The imports will be released only if they test negative for the chemical.
The FDA began the tests following reports that tainted Chinese toothpaste was sold in Australia, the Dominican Republic and Panama.
"There is absolutely no evidence of this toothpaste in the U.S. but it is what we believe a prudent and cautionary measure to protect the health of the American public," a US spokesman said.
Diethylene glycol, or DEG, is a thickening agent used as a low-cost but frequently deadly substitute for glycerin, a sweetener commonly used in drugs.
DEG was blamed for the deaths of at least 51 people in Panama last year after it was mixed into cough syrup, another case with allegations involving China. Between 1990 and 1998, similar incidents of DEG poisoning reportedly occurred in Argentina, Bangladesh, Haiti, India and Nigeria, killing hundreds. In 1937, more than 100 people died in the United States after ingesting a DEG-contaminated drug.
Earlier this week the Dominican Republic banned the sale of two brands of Chinese toothpaste for similar reasons.
Nearly 90,000 units of the toothpaste, imported from Panama and sold under the brand names Excel and Mr.
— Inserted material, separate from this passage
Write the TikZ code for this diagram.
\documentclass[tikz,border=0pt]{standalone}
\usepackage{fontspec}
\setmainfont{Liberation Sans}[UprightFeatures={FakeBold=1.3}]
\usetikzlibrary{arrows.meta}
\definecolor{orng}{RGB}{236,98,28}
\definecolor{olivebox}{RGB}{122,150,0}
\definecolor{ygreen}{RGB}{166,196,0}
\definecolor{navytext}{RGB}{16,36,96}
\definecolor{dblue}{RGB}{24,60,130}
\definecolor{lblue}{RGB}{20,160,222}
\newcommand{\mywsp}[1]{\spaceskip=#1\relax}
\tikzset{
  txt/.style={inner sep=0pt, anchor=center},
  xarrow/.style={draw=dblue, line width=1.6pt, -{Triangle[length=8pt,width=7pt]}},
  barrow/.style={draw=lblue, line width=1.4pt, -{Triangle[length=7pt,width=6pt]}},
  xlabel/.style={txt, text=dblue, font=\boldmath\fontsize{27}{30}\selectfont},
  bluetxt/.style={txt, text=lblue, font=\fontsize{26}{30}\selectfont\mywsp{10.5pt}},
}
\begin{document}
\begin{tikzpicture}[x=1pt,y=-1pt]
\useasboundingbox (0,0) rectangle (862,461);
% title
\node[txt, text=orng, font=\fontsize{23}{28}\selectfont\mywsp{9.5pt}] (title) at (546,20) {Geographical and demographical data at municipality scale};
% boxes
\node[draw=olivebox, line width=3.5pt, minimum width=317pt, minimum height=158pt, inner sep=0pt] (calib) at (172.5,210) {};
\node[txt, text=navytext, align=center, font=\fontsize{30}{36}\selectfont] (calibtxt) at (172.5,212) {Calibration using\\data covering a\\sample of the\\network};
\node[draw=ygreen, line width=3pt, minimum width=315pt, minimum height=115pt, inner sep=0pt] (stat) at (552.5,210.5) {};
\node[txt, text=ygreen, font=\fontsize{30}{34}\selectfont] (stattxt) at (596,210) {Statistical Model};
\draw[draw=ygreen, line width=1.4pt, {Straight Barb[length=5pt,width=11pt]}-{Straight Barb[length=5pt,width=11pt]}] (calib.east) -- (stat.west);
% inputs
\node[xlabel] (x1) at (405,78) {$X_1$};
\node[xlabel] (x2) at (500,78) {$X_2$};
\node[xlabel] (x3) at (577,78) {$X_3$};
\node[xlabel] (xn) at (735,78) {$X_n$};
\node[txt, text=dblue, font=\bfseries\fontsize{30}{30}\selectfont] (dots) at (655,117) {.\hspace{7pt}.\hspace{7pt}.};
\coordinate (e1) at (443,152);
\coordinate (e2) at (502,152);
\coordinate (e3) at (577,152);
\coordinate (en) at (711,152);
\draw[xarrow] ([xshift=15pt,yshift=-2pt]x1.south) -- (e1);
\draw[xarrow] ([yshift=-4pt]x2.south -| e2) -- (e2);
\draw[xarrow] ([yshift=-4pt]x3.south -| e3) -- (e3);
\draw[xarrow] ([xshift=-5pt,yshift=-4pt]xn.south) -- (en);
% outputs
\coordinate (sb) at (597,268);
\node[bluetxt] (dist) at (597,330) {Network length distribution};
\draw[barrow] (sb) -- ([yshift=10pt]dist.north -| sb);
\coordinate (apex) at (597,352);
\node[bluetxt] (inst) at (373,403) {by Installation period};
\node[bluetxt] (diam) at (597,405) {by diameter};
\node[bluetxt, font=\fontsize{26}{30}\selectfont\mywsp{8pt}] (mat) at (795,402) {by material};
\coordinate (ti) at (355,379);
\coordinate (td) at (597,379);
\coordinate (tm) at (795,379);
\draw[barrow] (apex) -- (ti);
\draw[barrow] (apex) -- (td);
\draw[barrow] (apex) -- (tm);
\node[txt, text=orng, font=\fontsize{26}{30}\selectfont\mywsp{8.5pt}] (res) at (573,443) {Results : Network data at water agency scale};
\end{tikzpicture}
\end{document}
Cool, have been confiscated by authorities in the Caribbean country since late last week, Dominican Health Secretary Bautista Rojas Gomez said.
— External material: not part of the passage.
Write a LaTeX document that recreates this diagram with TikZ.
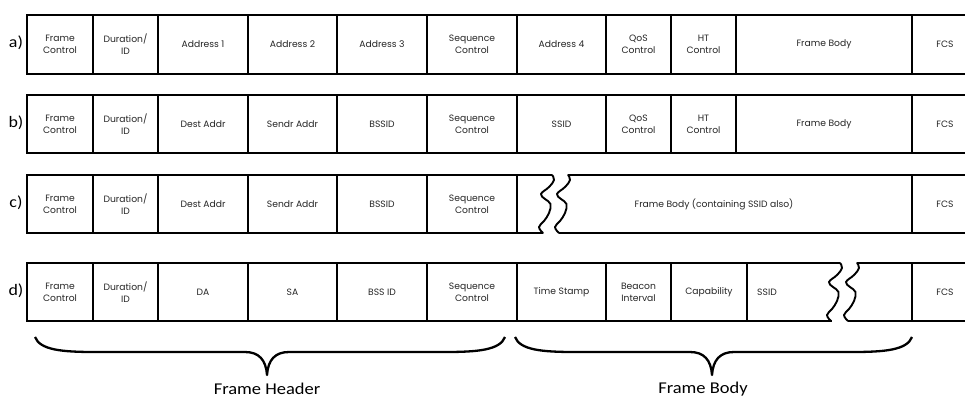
\documentclass[tikz,border=0pt]{standalone}
\usepackage{fontspec}
\setmainfont{Carlito}
\newfontfamily\cellfont{Poppins}
\newfontfamily\labfont[FakeStretch=1.12]{Carlito}
\newcommand\fcell[6]{\node[cellbox, minimum width={(#3-#2)*1pt}, minimum height={(#5-#4)*1pt}] (#1) at ({(#2+#3)/2},{(#4+#5)/2}) {#6};}
\newcommand\hdrrow[5]{% prefix, top, bottom, addr1, addr2
  \fcell{#1fc}{27}{93}{#2}{#3}{Frame\\Control}
  \fcell{#1dur}{93}{158}{#2}{#3}{Duration/\\ID}
  \fcell{#1aa}{158}{248}{#2}{#3}{#4}
  \fcell{#1ab}{248}{337}{#2}{#3}{#5}
}
\begin{document}
\begin{tikzpicture}[x=1pt,y=-1pt,
  cellbox/.style={draw, line width=2.8pt, inner sep=0pt, outer sep=0pt, align=center,
    font=\cellfont\fontsize{9.2}{11.8}\selectfont, text=black!85},
  celltext/.style={inner sep=0pt, align=center, font=\cellfont\fontsize{9.2}{11.8}\selectfont, text=black!85},
  rowlabel/.style={font=\labfont\fontsize{16}{18}\selectfont, inner sep=0pt},
  edge/.style={line width=2.8pt},
  wave/.style={line width=1.9pt, line join=round, line cap=round},
  bracepath/.style={line width=2.3pt, line join=round},
  bracelabel/.style={font=\labfont\fontsize{16.5}{20}\selectfont, inner sep=0pt},
  breakwave/.pic={\draw[wave] plot[smooth, tension=0.7] coordinates
     {(0,0) (2,5) (-3,12) (-11,19) (-7,24) (-1.5,29) (-3,38) (-8,46) (-13,52) (-9,58)};}
]
\useasboundingbox (0,0) rectangle (965,397);
\clip (0,0) rectangle (965,397);
\fill[white] (0,0) rectangle (965,397);

% row labels
\node[rowlabel] (la) at (16,43) {a)};
\node[rowlabel] (lb) at (16,123) {b)};
\node[rowlabel] (lc) at (16,203) {c)};
\node[rowlabel] (ld) at (16,291) {d)};

% row a
\hdrrow{a}{15}{74}{Address 1}{Address 2}
\fcell{aac}{337}{427}{15}{74}{Address 3}
\fcell{aseq}{427}{517}{15}{74}{Sequence\\Control}
\fcell{aad}{517}{606}{15}{74}{Address 4}
\fcell{aqos}{606}{671}{15}{74}{QoS\\Control}
\fcell{aht}{671}{736}{15}{74}{HT\\Control}
\fcell{abody}{736}{912}{15}{74}{Frame Body}
\fcell{afcs}{912}{978}{15}{74}{FCS}

% row b
\hdrrow{b}{95}{153}{Dest Addr}{Sendr Addr}
\fcell{bbss}{337}{427}{95}{153}{BSSID}
\fcell{bseq}{427}{517}{95}{153}{Sequence\\Control}
\fcell{bssid}{517}{606}{95}{153}{SSID}
\fcell{bqos}{606}{671}{95}{153}{QoS\\Control}
\fcell{bht}{671}{736}{95}{153}{HT\\Control}
\fcell{bbody}{736}{912}{95}{153}{Frame Body}
\fcell{bfcs}{912}{978}{95}{153}{FCS}

% row c
\hdrrow{c}{175}{233}{Dest Addr}{Sendr Addr}
\fcell{cbss}{337}{427}{175}{233}{BSSID}
\fcell{cseq}{427}{517}{175}{233}{Sequence\\Control}
\draw[edge] (517,175) -- (552,175);
\draw[edge] (517,233) -- (543,233);
\pic at (552,175) {breakwave};
\pic at (568,175) {breakwave};
\draw[edge] (568,175) -- (912,175);
\draw[edge] (559,233) -- (912,233);
\node[celltext] (cbody) at (714,204) {Frame Body (containing SSID also)};
\fcell{cfcs}{912}{978}{175}{233}{FCS}

% row d
\hdrrow{d}{263}{321}{DA}{SA}
\fcell{dbss}{337}{427}{263}{321}{BSS ID}
\fcell{dseq}{427}{517}{263}{321}{Sequence\\Control}
\fcell{dts}{517}{606}{263}{321}{Time Stamp}
\fcell{dbi}{606}{671}{263}{321}{Beacon\\Interval}
\fcell{dcap}{671}{747}{263}{321}{Capability}
\draw[edge] (747,263) -- (840,263);
\draw[edge] (747,321) -- (832,321);
\pic at (840,263) {breakwave};
\pic at (857,263) {breakwave};
\draw[edge] (857,263) -- (912,263);
\draw[edge] (848,321) -- (912,321);
\node[celltext, anchor=west] (dssid) at (757,292) {SSID};
\fcell{dfcs}{912}{978}{263}{321}{FCS}

% braces
\draw[bracepath] (35,337) .. controls (40,350) and (62,352) .. (95,352) -- (245,352)
  .. controls (259,352) and (266,360) .. (267,375)
  .. controls (268,360) and (275,352) .. (289,352) -- (445,352)
  .. controls (478,352) and (500,350) .. (505,337);
\draw[bracepath] (515,337) .. controls (520,350) and (542,352) .. (575,352) -- (690,352)
  .. controls (704,352) and (711,360) .. (712,375)
  .. controls (713,360) and (720,352) .. (734,352) -- (852,352)
  .. controls (885,352) and (907,350) .. (912,337);
\node[bracelabel] (fh) at (267,389) {Frame Header};
\node[bracelabel] (fb) at (703,389) {Frame Body};
\end{tikzpicture}
\end{document}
"Laboratory tests have confirmed that the content of these toothpastes can cause kidney problems," Rojas Gomez said. "That's why a nationwide seizure has been ordered."
Panama pulled thousands of tubes of the toothpaste from stores last week after tests showed they contained high levels of diethylene glycol.
No illnesses have been reported from the contaminated paste though.
The two toothpaste brands entered Panama illegally from China through a free-trade zone, Panamanian public investigators said.
The safety of food imports from China will be discussed during economic talks in Washington, a U.S. official said.